> [Directions for this task] Quote the listing below in its entirety, omitting every image.

> [Dataset section]
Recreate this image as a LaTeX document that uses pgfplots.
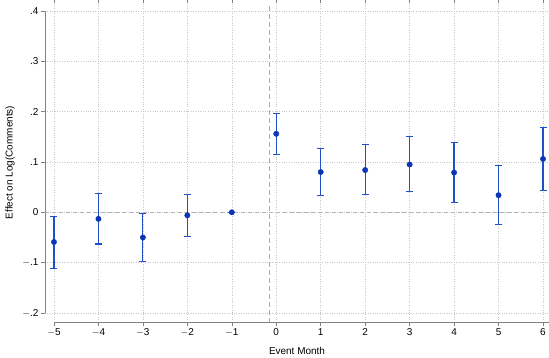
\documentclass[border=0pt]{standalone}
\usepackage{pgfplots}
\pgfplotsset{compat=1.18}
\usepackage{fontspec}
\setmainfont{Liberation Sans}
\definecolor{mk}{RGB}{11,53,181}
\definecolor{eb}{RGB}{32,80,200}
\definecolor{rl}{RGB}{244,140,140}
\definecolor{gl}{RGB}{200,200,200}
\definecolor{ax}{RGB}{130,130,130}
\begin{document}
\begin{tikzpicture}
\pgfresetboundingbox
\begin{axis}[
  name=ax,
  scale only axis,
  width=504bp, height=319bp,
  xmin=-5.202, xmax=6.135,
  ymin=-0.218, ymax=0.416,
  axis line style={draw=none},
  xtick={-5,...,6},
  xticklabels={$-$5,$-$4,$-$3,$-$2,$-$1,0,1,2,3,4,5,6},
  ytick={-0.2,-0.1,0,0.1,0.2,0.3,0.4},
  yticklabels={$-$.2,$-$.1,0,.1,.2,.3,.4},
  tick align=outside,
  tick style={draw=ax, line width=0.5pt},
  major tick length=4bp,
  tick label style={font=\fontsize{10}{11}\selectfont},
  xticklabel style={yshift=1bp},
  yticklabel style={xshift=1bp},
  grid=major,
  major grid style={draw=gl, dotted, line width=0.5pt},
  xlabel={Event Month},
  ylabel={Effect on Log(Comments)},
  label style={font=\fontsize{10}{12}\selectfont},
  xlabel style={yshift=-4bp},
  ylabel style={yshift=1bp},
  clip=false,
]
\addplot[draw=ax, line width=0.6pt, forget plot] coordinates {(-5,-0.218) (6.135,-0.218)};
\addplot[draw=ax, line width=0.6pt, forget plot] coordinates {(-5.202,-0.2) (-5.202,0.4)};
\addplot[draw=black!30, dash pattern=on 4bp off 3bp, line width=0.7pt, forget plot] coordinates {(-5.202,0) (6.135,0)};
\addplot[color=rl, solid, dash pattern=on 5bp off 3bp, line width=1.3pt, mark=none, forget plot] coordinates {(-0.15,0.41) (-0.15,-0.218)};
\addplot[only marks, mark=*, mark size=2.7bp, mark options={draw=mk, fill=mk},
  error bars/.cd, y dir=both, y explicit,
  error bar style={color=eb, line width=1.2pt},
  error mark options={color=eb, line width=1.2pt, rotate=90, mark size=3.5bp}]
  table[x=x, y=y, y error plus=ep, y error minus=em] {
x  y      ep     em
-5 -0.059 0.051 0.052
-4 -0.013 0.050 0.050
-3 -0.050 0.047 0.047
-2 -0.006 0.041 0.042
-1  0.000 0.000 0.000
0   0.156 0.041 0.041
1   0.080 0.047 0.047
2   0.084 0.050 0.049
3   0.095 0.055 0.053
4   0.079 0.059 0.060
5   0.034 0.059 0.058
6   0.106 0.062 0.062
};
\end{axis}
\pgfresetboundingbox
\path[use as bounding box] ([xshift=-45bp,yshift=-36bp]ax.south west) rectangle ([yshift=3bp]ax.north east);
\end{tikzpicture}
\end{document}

> [Response to this task]
Recreate this image as a LaTeX document that uses pgfplots.
\documentclass[border=0pt]{standalone}
\usepackage{pgfplots}
\pgfplotsset{compat=1.18}
\usepackage{fontspec}
\setmainfont{Liberation Sans}
\definecolor{mk}{RGB}{11,53,181}
\definecolor{eb}{RGB}{32,80,200}
\definecolor{rl}{RGB}{244,140,140}
\definecolor{gl}{RGB}{200,200,200}
\definecolor{ax}{RGB}{130,130,130}
\begin{document}
\begin{tikzpicture}
\pgfresetboundingbox
\begin{axis}[
  name=ax,
  scale only axis,
  width=504bp, height=319bp,
  xmin=-5.202, xmax=6.135,
  ymin=-0.218, ymax=0.416,
  axis line style={draw=none},
  xtick={-5,...,6},
  xticklabels={$-$5,$-$4,$-$3,$-$2,$-$1,0,1,2,3,4,5,6},
  ytick={-0.2,-0.1,0,0.1,0.2,0.3,0.4},
  yticklabels={$-$.2,$-$.1,0,.1,.2,.3,.4},
  tick align=outside,
  tick style={draw=ax, line width=0.5pt},
  major tick length=4bp,
  tick label style={font=\fontsize{10}{11}\selectfont},
  xticklabel style={yshift=1bp},
  yticklabel style={xshift=1bp},
  grid=major,
  major grid style={draw=gl, dotted, line width=0.5pt},
  xlabel={Event Month},
  ylabel={Effect on Log(Comments)},
  label style={font=\fontsize{10}{12}\selectfont},
  xlabel style={yshift=-4bp},
  ylabel style={yshift=1bp},
  clip=false,
]
\addplot[draw=ax, line width=0.6pt, forget plot] coordinates {(-5,-0.218) (6.135,-0.218)};
\addplot[draw=ax, line width=0.6pt, forget plot] coordinates {(-5.202,-0.2) (-5.202,0.4)};
\addplot[draw=black!30, dash pattern=on 4bp off 3bp, line width=0.7pt, forget plot] coordinates {(-5.202,0) (6.135,0)};
\addplot[color=rl, solid, dash pattern=on 5bp off 3bp, line width=1.3pt, mark=none, forget plot] coordinates {(-0.15,0.41) (-0.15,-0.218)};
\addplot[only marks, mark=*, mark size=2.7bp, mark options={draw=mk, fill=mk},
  error bars/.cd, y dir=both, y explicit,
  error bar style={color=eb, line width=1.2pt},
  error mark options={color=eb, line width=1.2pt, rotate=90, mark size=3.5bp}]
  table[x=x, y=y, y error plus=ep, y error minus=em] {
x  y      ep     em
-5 -0.059 0.051 0.052
-4 -0.013 0.050 0.050
-3 -0.050 0.047 0.047
-2 -0.006 0.041 0.042
-1  0.000 0.000 0.000
0   0.156 0.041 0.041
1   0.080 0.047 0.047
2   0.084 0.050 0.049
3   0.095 0.055 0.053
4   0.079 0.059 0.060
5   0.034 0.059 0.058
6   0.106 0.062 0.062
};
\end{axis}
\pgfresetboundingbox
\path[use as bounding box] ([xshift=-45bp,yshift=-36bp]ax.south west) rectangle ([yshift=3bp]ax.north east);
\end{tikzpicture}
\end{document}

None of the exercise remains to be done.